The Core i3 range are supposed to be a budget range of processors: With that in mind, a price-tag of between 104 and 253 Euro seems a bit steep; bearing in mind the current unfavourable exchange-rate.

 

So what do you get for your money? All 5 of the i3 offerings have an on-chip-built-in graphics processor, constructed using Intel’s new 32nm fabrication technology. The 32nm transistors will require less power in order to operate due to their decreasing size; which gives the Core i3 the edge in power-efficiency. The on-chip graphics-processor will mean that it won’t be necessary to have a graphics-processor on the motherboard itself; as is the case with the Core i5 family also.

 

The fastest of the bunch of 5 different models of the Core i3 will be Core i3 540; clocking in at 3.06 GHz.

(Why am I thinking P4? Maybe I’m paranoid, or maybe it’s that I distinctly remember that just after I purchased a first-generation P4 clocked at 2.8GHz, Intel released a 3.06GHz P4 with hyperthreading, back in 2002.)

The Core i3 dual-core range will also include hyperthreading; allowing the operating system to see them as quad-core processors.

Expect the price of DDR3 RAM to fall even further: These babies have a dual-channel DDR3-1333 memory controller, as well as 4 whole megabytes of L3 cache. 

 

 

– It’s about time DDR3 got cheaper: I’m now seeing 4GB of DDR3 1600 MHz for less than £100GBP, while 4GBs DDR2 800MHz is up to around £70GBP, from less than £60GBP when I bought 4GBs of it for my triple-cored Windows 7 box just before they released the RC, and another 4GBs shortly afterwards, for a tiny bit less still. ( – Supply and demand. )

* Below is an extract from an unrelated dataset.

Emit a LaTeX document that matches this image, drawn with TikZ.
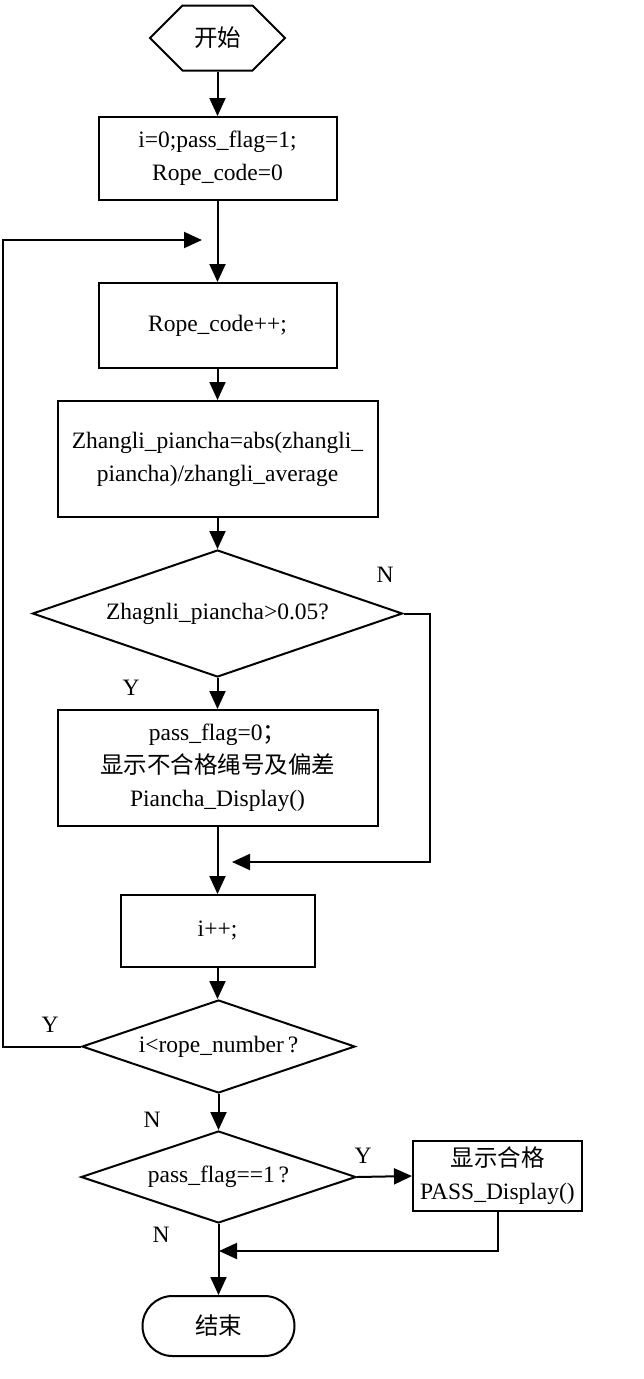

I once said that I didn’t think they’d get fabrication technology much smaller than 35nm: That was only about a year ago and it seems that I’m already about to be proved wrong, if I haven’t already been so proved. How much smaller can they go? According to my quick off-the-cuff calculations they’re already at the thickness of three or so atoms. What next; quarks carrying energy inside atoms? – That would bring a whole new way of looking at electricity and electronics if it is feasible!